- Given request
The line holding "const shrubSig = [true, false, true, false, false, false];" is the last one to output; start at the first line of the data, keep every line in between exactly, and leave out pictures.

- Given information
▶
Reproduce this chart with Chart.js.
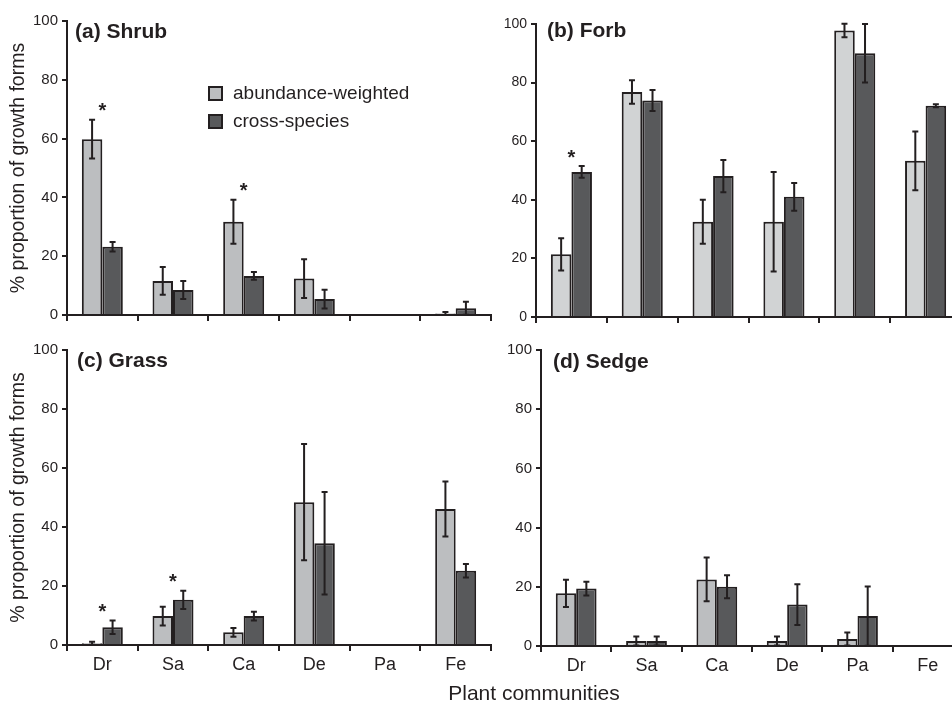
<!DOCTYPE html>
<html>
<head>
<meta charset="utf-8">
<script src="https://cdn.jsdelivr.net/npm/chart.js@4.4.1/dist/chart.umd.min.js"></script>
<style>
    html, body { margin: 0; padding: 0; background: #fff; }
    body { position: relative; width: 952px; height: 704px; overflow: hidden; font-family: "Liberation Sans", Arial, sans-serif; color: #231f20; }
    canvas { position: absolute; }
    .legend { position: absolute; left: 208px; top: 79px; font-size: 19px; }
    .legend div { display: flex; align-items: center; height: 28px; }
    .legend span.box { width: 11px; height: 11px; border: 2px solid #231f20; margin-right: 10px; }
    .xtitle { position: absolute; left: 0; width: 1068px; top: 681px; text-align: center; font-size: 21px; }
</style>
</head>
<body>
<canvas id="shrubChart" width="500" height="340" style="left:0;top:0"></canvas>
<canvas id="forbChart" width="490" height="342" style="left:480px;top:0"></canvas>
<canvas id="grassChart" width="500" height="360" style="left:0;top:330px"></canvas>
<canvas id="sedgeChart" width="492" height="360" style="left:480px;top:330px"></canvas>
<div class="legend" id="legend"></div>
<div class="xtitle">Plant communities</div>

<script>
// Plant communities (x categories)
const communities = ['Dr', 'Sa', 'Ca', 'De', 'Pa', 'Fe'];
const seriesLabels = ['abundance-weighted', 'cross-species'];
const yTicks = [0, 20, 40, 60, 80, 100];

// (a) Shrub
const shrubAbund = [59.8, 11.6, 31.7, 12.4, 0, 0.5];
const shrubAbundErr = [6.6, 4.7, 7.5, 6.6, 0, 0.5];
const shrubCross = [23.2, 8.5, 13.3, 5.4, 0, 2.3];
const shrubCrossErr = [1.6, 3.1, 1.3, 3.2, 0, 2.2];
const shrubSig = [true, false, true, false, false, false];

// (b) Forb
const forbAbund = [21.4, 76.8, 32.5, 32.5, 97.8, 53.3];
const forbAbundErr = [5.5, 4.0, 7.5, 17.0, 2.3, 10.0];
const forbCross = [49.5, 73.9, 48.1, 41.0, 90.0, 72.1];
const forbCrossErr = [2.0, 3.6, 5.5, 4.7, 10.0, 0.5];
const forbSig = [true, false, false, false, false, false];

// (c) Grass
const grassAbund = [0.6, 9.8, 4.3, 48.4, 0, 46.1];
const grassAbundErr = [0.5, 3.2, 1.5, 19.7, 0, 9.3];
const grassCross = [6.0, 15.3, 9.8, 34.5, 0, 25.2];
const grassCrossErr = [2.3, 3.1, 1.5, 17.4, 0, 2.3];
const grassSig = [true, true, false, false, false, false];

// (d) Sedge
const sedgeAbund = [17.8, 1.7, 22.5, 1.7, 2.4, 0];
const sedgeAbundErr = [4.6, 1.5, 7.4, 1.5, 2.2, 0];
const sedgeCross = [19.4, 1.7, 20.0, 14.0, 10.1, 0];
const sedgeCrossErr = [2.3, 1.5, 3.9, 6.9, 10.0, 0];
const sedgeSig = [false, false, false, false, false, false];

const INK = '#231f20';
const LIGHT = '#bcbec0';
const LIGHTER = '#d1d3d4';
const DARK = '#58595b';

Chart.defaults.font.family = '"Liberation Sans", Arial, sans-serif';
Chart.defaults.color = INK;

// error bars, significance stars and the panel caption
const panelExtras = {
    id: 'panelExtras',
    afterDatasetsDraw(chart, args, opts) {
        const ctx = chart.ctx;
        const yScale = chart.scales.y;
        const xScale = chart.scales.x;
        ctx.save();
        ctx.strokeStyle = INK;
        ctx.lineWidth = 2;
        chart.data.datasets.forEach((ds, i) => {
            chart.getDatasetMeta(i).data.forEach((bar, j) => {
                const v = ds.data[j];
                const e = ds.errors[j];
                if (!e) return;
                const top = yScale.getPixelForValue(v + e);
                const bot = yScale.getPixelForValue(Math.max(0, v - e));
                ctx.beginPath();
                ctx.moveTo(bar.x, top); ctx.lineTo(bar.x, bot);
                ctx.moveTo(bar.x - 3, top); ctx.lineTo(bar.x + 3, top);
                ctx.moveTo(bar.x - 3, bot); ctx.lineTo(bar.x + 3, bot);
                ctx.stroke();
            });
        });

        ctx.fillStyle = INK;
        ctx.font = 'bold 20px "Liberation Sans"';
        ctx.textAlign = 'center';
        ctx.textBaseline = 'alphabetic';
        opts.sig.forEach((s, j) => {
            if (!s) return;
            let maxTop = 0;
            chart.data.datasets.forEach(ds => { maxTop = Math.max(maxTop, ds.data[j] + ds.errors[j]); });
            const y = yScale.getPixelForValue(maxTop) - 14;
            ctx.fillText('*', xScale.getPixelForValue(j), y + 0.58 * 20);
        });

        ctx.font = 'bold 21px "Liberation Sans"';
        ctx.textAlign = 'left';
        ctx.textBaseline = 'middle';
        ctx.fillText(opts.title, chart.chartArea.left + opts.titleDx, chart.chartArea.top + opts.titleDy);
        ctx.restore();
    }
};

function makePanel(id, p) {
    const ctx = document.getElementById(id).getContext('2d');
    return new Chart(ctx, {
        type: 'bar',
        data: {
            labels: communities,
            datasets: [{
                label: seriesLabels[0],
                data: p.abund,
                errors: p.abundErr,
                backgroundColor: p.light,
                borderColor: INK,
                borderWidth: 2
            }, {
                label: seriesLabels[1],
                data: p.cross,
                errors: p.crossErr,
                backgroundColor: DARK,
                borderColor: INK,
                borderWidth: 2
            }]
        },
        options: {
            responsive: false,
            animation: false,
            layout: { padding: { top: p.padTop, right: 9, left: 0, bottom: 0 } },
            datasets: { bar: { categoryPercentage: 0.58, barPercentage: 1.0 } },
            plugins: {
                legend: { display: false },
                tooltip: { enabled: false },
                panelExtras: { title: p.title, sig: p.sig, titleDx: p.titleDx, titleDy: p.titleDy }
            },
            scales: {
                x: {
                    afterFit: s => { s.height = p.xHeight; },
                    border: { color: INK, width: 2 },
                    grid: { offset: true, drawOnChartArea: false, tickLength: 6, color: INK, lineWidth: 2 },
                    ticks: { display: p.showX, color: INK, font: { size: 18 }, padding: 3 }
                },
                y: {
                    min: 0,
                    max: 100,
                    afterBuildTicks: s => { s.ticks = yTicks.map(v => ({ value: v })); },
                    afterFit: s => { s.width = p.yWidth; },
                    border: { color: INK, width: 2 },
                    grid: { drawOnChartArea: false, tickLength: 5, color: INK, lineWidth: 2 },
                    ticks: { color: INK, font: { size: p.yFont }, padding: 4 },
                    title: {
                        display: p.showYTitle,
                        text: '% proportion of growth forms',
                        color: INK,
                        font: { size: 19.5, lineHeight: 1 },
                        padding: { top: 9, bottom: 0 }
                    }
                }
            }
        },
        plugins: [panelExtras]
    });
}

makePanel('shrubChart', {
    abund: shrubAbund, abundErr: shrubAbundErr, cross: shrubCross, crossErr: shrubCrossErr,
    sig: shrubSig, title: '(a) Shrub', light: LIGHT, padTop: 21, xHeight: 25, yWidth: 67,
    showX: false, showYTitle: true, yFont: 15, titleDx: 8, titleDy: 11
});
makePanel('forbChart', {
    abund: forbAbund, abundErr: forbAbundErr, cross: forbCross, crossErr: forbCrossErr,
    sig: forbSig, title: '(b) Forb', light: LIGHTER, padTop: 24, xHeight: 25, yWidth: 56,
    showX: false, showYTitle: false, yFont: 14, titleDx: 11, titleDy: 7
});
makePanel('grassChart', {
    abund: grassAbund, abundErr: grassAbundErr, cross: grassCross, crossErr: grassCrossErr,
    sig: grassSig, title: '(c) Grass', light: LIGHT, padTop: 20, xHeight: 45, yWidth: 67,
    showX: true, showYTitle: true, yFont: 15, titleDx: 10, titleDy: 11
});
makePanel('sedgeChart', {
    abund: sedgeAbund, abundErr: sedgeAbundErr, cross: sedgeCross, crossErr: sedgeCrossErr,
    sig: sedgeSig, title: '(d) Sedge', light: LIGHT, padTop: 20, xHeight: 44, yWidth: 61,
    showX: true, showYTitle: false, yFont: 15, titleDx: 12, titleDy: 12
});

// legend inside panel (a)
const legend = document.getElementById('legend');
[LIGHT, DARK].forEach((c, i) => {
    const row = document.createElement('div');
    row.innerHTML = `<span class="box" style="background:${c}"></span>${seriesLabels[i]}`;
    legend.appendChild(row);
});
</script>
</body>
</html>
◀
- Worked solution
Reproduce this chart with Chart.js.
<!DOCTYPE html>
<html>
<head>
<meta charset="utf-8">
<script src="https://cdn.jsdelivr.net/npm/chart.js@4.4.1/dist/chart.umd.min.js"></script>
<style>
    html, body { margin: 0; padding: 0; background: #fff; }
    body { position: relative; width: 952px; height: 704px; overflow: hidden; font-family: "Liberation Sans", Arial, sans-serif; color: #231f20; }
    canvas { position: absolute; }
    .legend { position: absolute; left: 208px; top: 79px; font-size: 19px; }
    .legend div { display: flex; align-items: center; height: 28px; }
    .legend span.box { width: 11px; height: 11px; border: 2px solid #231f20; margin-right: 10px; }
    .xtitle { position: absolute; left: 0; width: 1068px; top: 681px; text-align: center; font-size: 21px; }
</style>
</head>
<body>
<canvas id="shrubChart" width="500" height="340" style="left:0;top:0"></canvas>
<canvas id="forbChart" width="490" height="342" style="left:480px;top:0"></canvas>
<canvas id="grassChart" width="500" height="360" style="left:0;top:330px"></canvas>
<canvas id="sedgeChart" width="492" height="360" style="left:480px;top:330px"></canvas>
<div class="legend" id="legend"></div>
<div class="xtitle">Plant communities</div>

<script>
// Plant communities (x categories)
const communities = ['Dr', 'Sa', 'Ca', 'De', 'Pa', 'Fe'];
const seriesLabels = ['abundance-weighted', 'cross-species'];
const yTicks = [0, 20, 40, 60, 80, 100];

// (a) Shrub
const shrubAbund = [59.8, 11.6, 31.7, 12.4, 0, 0.5];
const shrubAbundErr = [6.6, 4.7, 7.5, 6.6, 0, 0.5];
const shrubCross = [23.2, 8.5, 13.3, 5.4, 0, 2.3];
const shrubCrossErr = [1.6, 3.1, 1.3, 3.2, 0, 2.2];
const shrubSig = [true, false, true, false, false, false];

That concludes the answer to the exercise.